さて、米国ではアスピリンが解熱に使われなくなると脳症の1種「ライ症候群」は激減した。だが、日本でも同じように使わなくなったのにライ症候群やインフルエンザ脳症は少し減っただけ。毎年、数十人から200人余りの患者が出ている。

なぜか。日本では、もともと子供の解熱剤は、アスピリンがあまり使われず、メフェナム酸(商品名・ポンタールなど)やジクロフェナクナトリウム(ボルタレン)の非ステロイド抗炎症剤が使われてきた。

抗炎症作用のてんでは、これらはアスピリンとほぼ同じか、むしろ強力なほど。だから当然、これらの抗炎症剤は危険と考えて使用を控えるべきだった。

私はずっとその危険性を訴えてきたが、ようやく一昨年から、その害がクローズアップされてきた。厚生省の研究班で、ジクロフェナクやメフェナム酸などを使うと、インフルエンザ脳症になって死ぬ危険が3〜14倍高まるとの結果が出たのだ。

私が調べたところ、94年度の厚生省研究班報告以来、多くのデータが見過ごされてきた。かぜやインフルエンザに使うとライ症候群になる危険は13〜50倍、死ぬ危険は18倍、などだ。

子供への危険性はわかったが、大人にはどうかという質問をよく受ける。やはり危険と考えるべきだ。医療現場ではまだよく使われている。患者さんは自営のために、抗炎症剤系の解熱剤は使わない方が良い。

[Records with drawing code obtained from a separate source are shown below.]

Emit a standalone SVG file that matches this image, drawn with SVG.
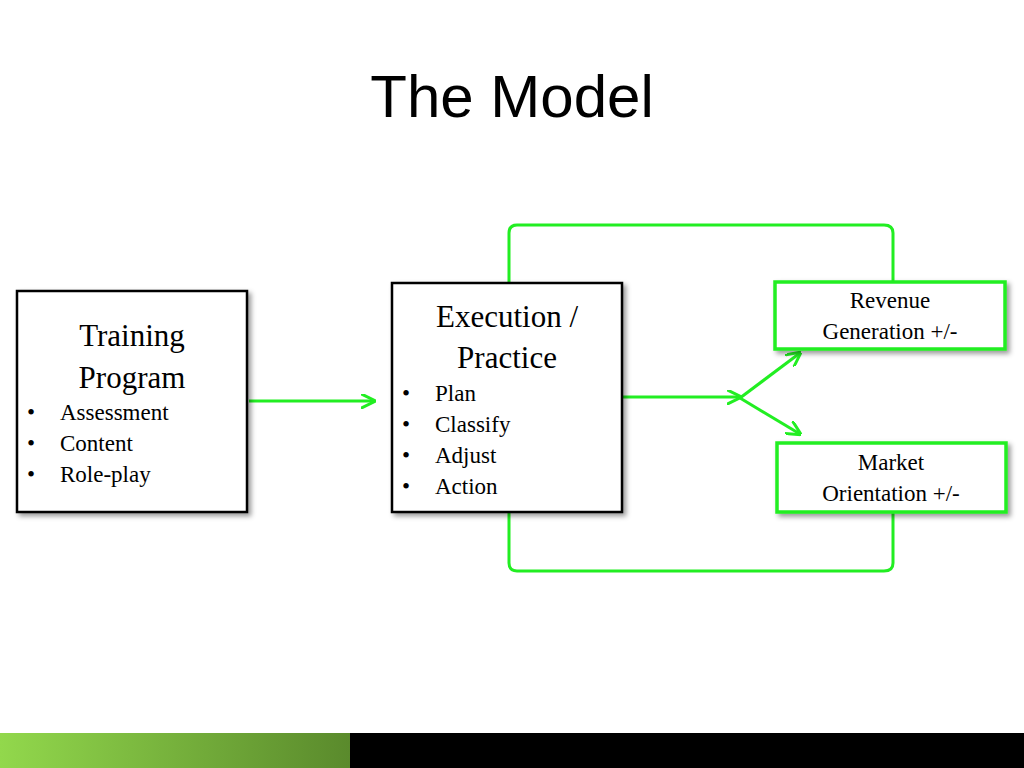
<svg xmlns="http://www.w3.org/2000/svg" width="1024" height="768" viewBox="0 0 1024 768">
<style>
.box{fill:#fff;stroke:#000;stroke-width:2.5}
.gbox{fill:#fff;stroke:#22ee22;stroke-width:3.5}
.c{fill:none;stroke:#22ee22;stroke-width:3}
.s{font-family:"Liberation Serif",serif;fill:#000}
</style>
<defs>
<marker id="ah" viewBox="0 0 10 10" refX="9" refY="5" markerWidth="5" markerHeight="5" orient="auto"><path d="M0,0 L10,5 L0,10" fill="none" stroke="#22ee22" stroke-width="2"/></marker>
<linearGradient id="gr" x1="0" x2="1"><stop offset="0" stop-color="#92d84c"/><stop offset="1" stop-color="#5a8a2c"/></linearGradient>
<filter id="sh" x="-10%" y="-10%" width="130%" height="130%"><feDropShadow dx="3" dy="3" stdDeviation="2.5" flood-opacity="0.4"/></filter>
</defs>
<rect width="1024" height="768" fill="#fff"/>
<text x="512" y="117" text-anchor="middle" font-family="Liberation Sans,sans-serif" font-size="60">The Model</text>
<g id="connectors">
<path class="c" d="M509,283 V233 Q509,225 517,225 H884 Q893,225 893,233 V282"/>
<path class="c" d="M509,512 V563 Q509,571 517,571 H884 Q893,571 893,563 V512"/>
<line class="c" x1="249" y1="401" x2="374" y2="401" marker-end="url(#ah)"/>
<line class="c" x1="622" y1="397" x2="740" y2="397" marker-end="url(#ah)"/>
<line class="c" x1="740" y1="398" x2="800" y2="353" marker-end="url(#ah)"/>
<line class="c" x1="740" y1="398" x2="800" y2="434" marker-end="url(#ah)"/>
</g>
<g id="training">
<rect class="box" x="17" y="291" width="230" height="221" filter="url(#sh)"/>
<text class="s" x="132" y="346" text-anchor="middle" font-size="31">Training</text>
<text class="s" x="132" y="388" text-anchor="middle" font-size="31">Program</text>
<g font-size="23"><text class="s" x="27" y="420">•</text><text class="s" x="60" y="420">Assessment</text>
<text class="s" x="27" y="451">•</text><text class="s" x="60" y="451">Content</text>
<text class="s" x="27" y="482">•</text><text class="s" x="60" y="482">Role-play</text></g>
</g>
<g id="execution">
<rect class="box" x="392" y="283" width="230" height="229" filter="url(#sh)"/>
<text class="s" x="507" y="327" text-anchor="middle" font-size="31">Execution /</text>
<text class="s" x="507" y="368" text-anchor="middle" font-size="31">Practice</text>
<g font-size="23"><text class="s" x="402" y="401">•</text><text class="s" x="435" y="401">Plan</text>
<text class="s" x="402" y="432">•</text><text class="s" x="435" y="432">Classify</text>
<text class="s" x="402" y="463">•</text><text class="s" x="435" y="463">Adjust</text>
<text class="s" x="402" y="494">•</text><text class="s" x="435" y="494">Action</text></g>
</g>
<g id="revenue">
<rect class="gbox" x="775" y="282" width="230" height="67" filter="url(#sh)"/>
<text class="s" x="890" y="308" text-anchor="middle" font-size="23">Revenue</text>
<text class="s" x="890" y="339" text-anchor="middle" font-size="23">Generation +/-</text>
</g>
<g id="market">
<rect class="gbox" x="777" y="443" width="229" height="69" filter="url(#sh)"/>
<text class="s" x="891" y="470" text-anchor="middle" font-size="23">Market</text>
<text class="s" x="891" y="501" text-anchor="middle" font-size="23">Orientation +/-</text>
</g>
<rect x="0" y="733" width="350" height="35" fill="url(#gr)"/>
<rect x="350" y="733" width="674" height="35" fill="#000"/>
</svg>
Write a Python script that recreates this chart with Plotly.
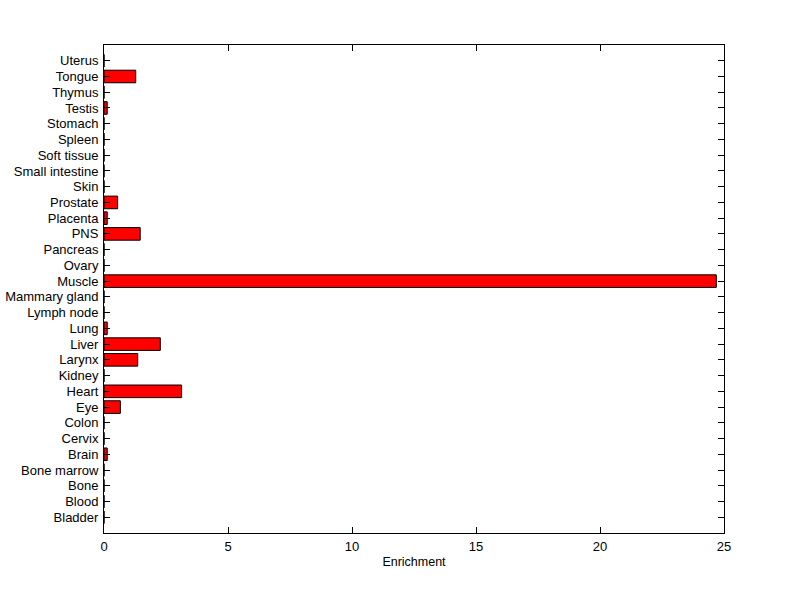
import plotly.graph_objects as go

categories = ["Bladder", "Blood", "Bone", "Bone marrow", "Brain", "Cervix", "Colon", "Eye",
              "Heart", "Kidney", "Larynx", "Liver", "Lung", "Lymph node", "Mammary gland",
              "Muscle", "Ovary", "Pancreas", "PNS", "Placenta", "Prostate", "Skin",
              "Small intestine", "Soft tissue", "Spleen", "Stomach", "Testis", "Thymus",
              "Tongue", "Uterus"]
values = [0, 0, 0, 0, 0.13, 0, 0, 0.66,
          3.13, 0, 1.36, 2.27, 0.13, 0, 0,
          24.69, 0, 0, 1.46, 0.13, 0.55, 0,
          0, 0, 0, 0, 0.13, 0,
          1.28, 0]
x_ticks = [0, 5, 10, 15, 20, 25]

positions = list(range(len(categories)))

fig = go.Figure(go.Bar(
    x=values, y=positions, orientation="h", width=0.8,
    marker=dict(color="#FF0000", line=dict(color="black", width=1)),
))

font = dict(family="Liberation Sans, Arial, sans-serif", size=13, color="black")
fig.update_layout(
    width=800, height=599,
    margin=dict(l=104, r=76, t=45, b=66, autoexpand=False),
    paper_bgcolor="white", plot_bgcolor="white",
    font=font, showlegend=False,
    xaxis=dict(range=[0, 25], tickvals=x_ticks, ticks="inside", ticklen=6,
               showline=True, linecolor="black", linewidth=1, mirror="ticks",
               showgrid=False, zeroline=False, automargin=False,
               title=dict(text="Enrichment", standoff=4, font=dict(size=12.5)),
               tickcolor="black", ticklabelstandoff=1),
    yaxis=dict(range=[-1, 30], tickvals=positions, ticktext=categories, ticks="inside",
               ticklen=6, showline=True, linecolor="black", linewidth=1, mirror="ticks",
               showgrid=False, zeroline=False, tickcolor="black", automargin=False,
               ticklabelstandoff=2),
)

fig.write_html("out.html", config={"displayModeBar": False},
               post_script="document.body.style.margin='0';document.body.style.overflow='hidden';")
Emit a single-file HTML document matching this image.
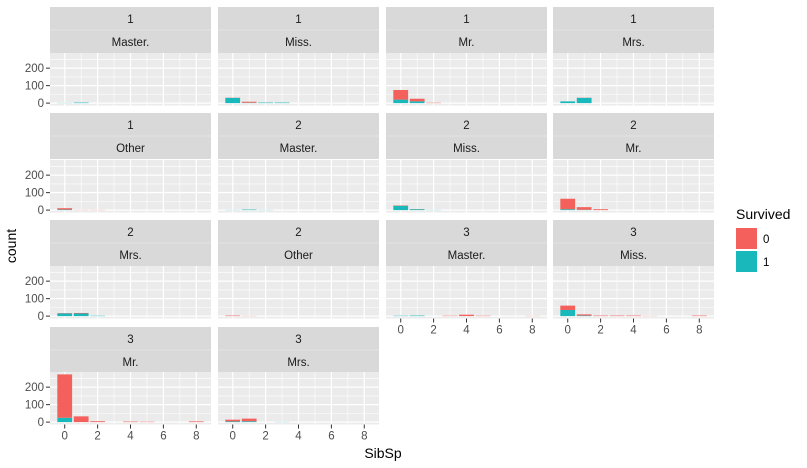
<!DOCTYPE html>
<html><head><meta charset="utf-8"><style>
body{margin:0;background:#fff;}
svg{display:block;font-family:"Liberation Sans",sans-serif;}
</style></head><body>
<svg id="c" width="807" height="468"></svg>
<script>
// facets: class, title
const facetClass=["1","1","1","1","1","2","2","2","2","2","3","3","3","3"];
const facetTitle=["Master.","Miss.","Mr.","Mrs.","Other","Master.","Miss.","Mr.","Mrs.","Other","Master.","Miss.","Mr.","Mrs."];
const sibsp=[0,1,2,3,4,5,8];
// died (Survived=0) counts per facet per sibsp value
const died=[
[0,0,0,0,0,0,0],[1,6,0,0,0,0,0],[55,15,2,0,0,0,0],[0,1,0,0,0,0,0],[8,1,1,0,0,0,0],
[0,0,0,0,0,0,0],[2,1,0,0,0,0,0],[60,15,5,0,0,0,0],[2,3,0,0,0,0,0],[3,1,0,0,0,0,0],
[0,0,0,2,8,2,1],[25,7,3,3,3,1,3],[248,33,5,0,3,2,4],[10,15,0,0,0,0,0]];
// survived (Survived=1) counts
const survived=[
[1,3,0,0,0,0,0],[30,2,3,3,0,0,0],[20,10,0,0,0,0,0],[10,30,0,0,0,0,0],[3,0,0,0,0,0,0],
[1,3,1,0,0,0,0],[25,5,1,0,0,0,0],[5,2,0,0,0,0,0],[15,15,2,0,0,0,0],[0,0,0,0,0,0,0],
[2,3,0,0,0,0,0],[35,3,0,0,0,0,0],[25,0,0,0,0,0,0],[4,5,0,1,0,0,0]];
const xTicks=[0,2,4,6,8];
const yTicks=[0,100,200];

const NS="http://www.w3.org/2000/svg";
const svg=document.getElementById("c");
function mk(t,a,p){const e=document.createElementNS(NS,t);for(const k in a)e.setAttribute(k,a[k]);(p||svg).appendChild(e);return e;}
const colL=[50,218,386,553], PW=161;
const stripT=[7,113,220,327], panT=[53,160,266,372], PH=52.5;
const XMIN=-0.895,XMAX=8.895,YMIN=-13.65,YMAX=286.65;
for(let i=0;i<facetTitle.length;i++){
  const c=i%4,r=Math.floor(i/4);
  const L=colL[c],T=panT[r];
  const xs=v=>L+(v-XMIN)/(XMAX-XMIN)*PW;
  const ys=v=>T+PH-(v-YMIN)/(YMAX-YMIN)*PH;
  const g=mk("g",{});
  
  
  mk("rect",{x:L,y:stripT[r],width:PW,height:46,fill:"#D9D9D9"},g);
  mk("line",{x1:L,x2:L+PW,y1:stripT[r]+23,y2:stripT[r]+23,stroke:"#E4E4E4","stroke-width":1},g);
  const t1=mk("text",{x:L+PW/2,y:stripT[r]+16,"text-anchor":"middle","font-size":"11.5",fill:"#1A1A1A"},g);t1.textContent=facetClass[i];
  
  
  const t2=mk("text",{x:L+PW/2,y:stripT[r]+39,"text-anchor":"middle","font-size":"11.5",fill:"#1A1A1A"},g);t2.textContent=facetTitle[i];
  
  
  mk("rect",{x:L,y:T,width:PW,height:PH,fill:"#EBEBEB"},g);
  for(let v=50;v<=250;v+=100) mk("line",{x1:L,x2:L+PW,y1:ys(v),y2:ys(v),stroke:"#fff","stroke-width":0.6},g);
  for(let v=1;v<=7;v+=2) mk("line",{x1:xs(v),x2:xs(v),y1:T,y2:T+PH,stroke:"#fff","stroke-width":0.6},g);
  yTicks.forEach(v=>mk("line",{x1:L,x2:L+PW,y1:ys(v),y2:ys(v),stroke:"#fff","stroke-width":1.2},g));
  xTicks.forEach(v=>mk("line",{x1:xs(v),x2:xs(v),y1:T,y2:T+PH,stroke:"#fff","stroke-width":1.2},g));
  sibsp.forEach((s,j)=>{
    const d=died[i][j],sv=survived[i][j];
    if(sv>0){const b=mk("rect",{x:xs(s-0.45),y:ys(sv),width:xs(0.45)-xs(-0.45),height:ys(0)-ys(sv),fill:"#19B8BB"},g);
      }
    if(d>0){const b=mk("rect",{x:xs(s-0.45),y:ys(sv+d),width:xs(0.45)-xs(-0.45),height:ys(sv)-ys(sv+d),fill:"#F4605C"},g);
      }
  });
  if(c===0){yTicks.forEach(v=>{
    mk("line",{x1:L-4,x2:L,y1:ys(v),y2:ys(v),stroke:"#333","stroke-width":1},g);
    const t=mk("text",{x:L-6,y:ys(v)+4,"text-anchor":"end","font-size":"11.5",fill:"#4D4D4D"},g);t.textContent=v;
    });}
  if(r===3||(r===2&&c>=2)){xTicks.forEach(v=>{
    mk("line",{x1:xs(v),x2:xs(v),y1:T+PH,y2:T+PH+4,stroke:"#333","stroke-width":1},g);
    const t=mk("text",{x:xs(v),y:T+PH+15,"text-anchor":"middle","font-size":"11.5",fill:"#4D4D4D"},g);t.textContent=v;
    });}
}
const yt=mk("text",{x:0,y:0,transform:"translate(16,246) rotate(-90)","text-anchor":"middle","font-size":"14",fill:"#000"});yt.textContent="count";

const xt=mk("text",{x:383,y:458,"text-anchor":"middle","font-size":"14",fill:"#000"});xt.textContent="SibSp";

const lg=mk("g",{});

const lt=mk("text",{x:736,y:219,"font-size":"14",fill:"#000"},lg);lt.textContent="Survived";
mk("rect",{x:736,y:228,width:21,height:21,fill:"#F4605C"},lg);
mk("rect",{x:736,y:251,width:21,height:21,fill:"#19B8BB"},lg);
const l0=mk("text",{x:763,y:243,"font-size":"11.5",fill:"#000"},lg);l0.textContent="0";

const l1=mk("text",{x:763,y:266,"font-size":"11.5",fill:"#000"},lg);l1.textContent="1";

</script>
</body></html>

子供が高熱を出した場合でも、解熱剤の副作用を考えると40度少しまでは我慢してよい。それまでなら、熱だけで脳にダメージがおきる事はない。

薬を使わない解熱法でも、欧米のようにぬれタオルで全身を拭いたり水風呂に入れたりする方法は、子供には不快なだけでなく悪寒せんりつを起こして有害だ。生姜湯などの温かい飲み物を飲み、水枕で頭を冷やすなどの日本のこれまでの方法が優れているようだ。

熱で死ぬ事はまずないが、解熱剤で死ぬ事は、少なくない。これは忘れないで。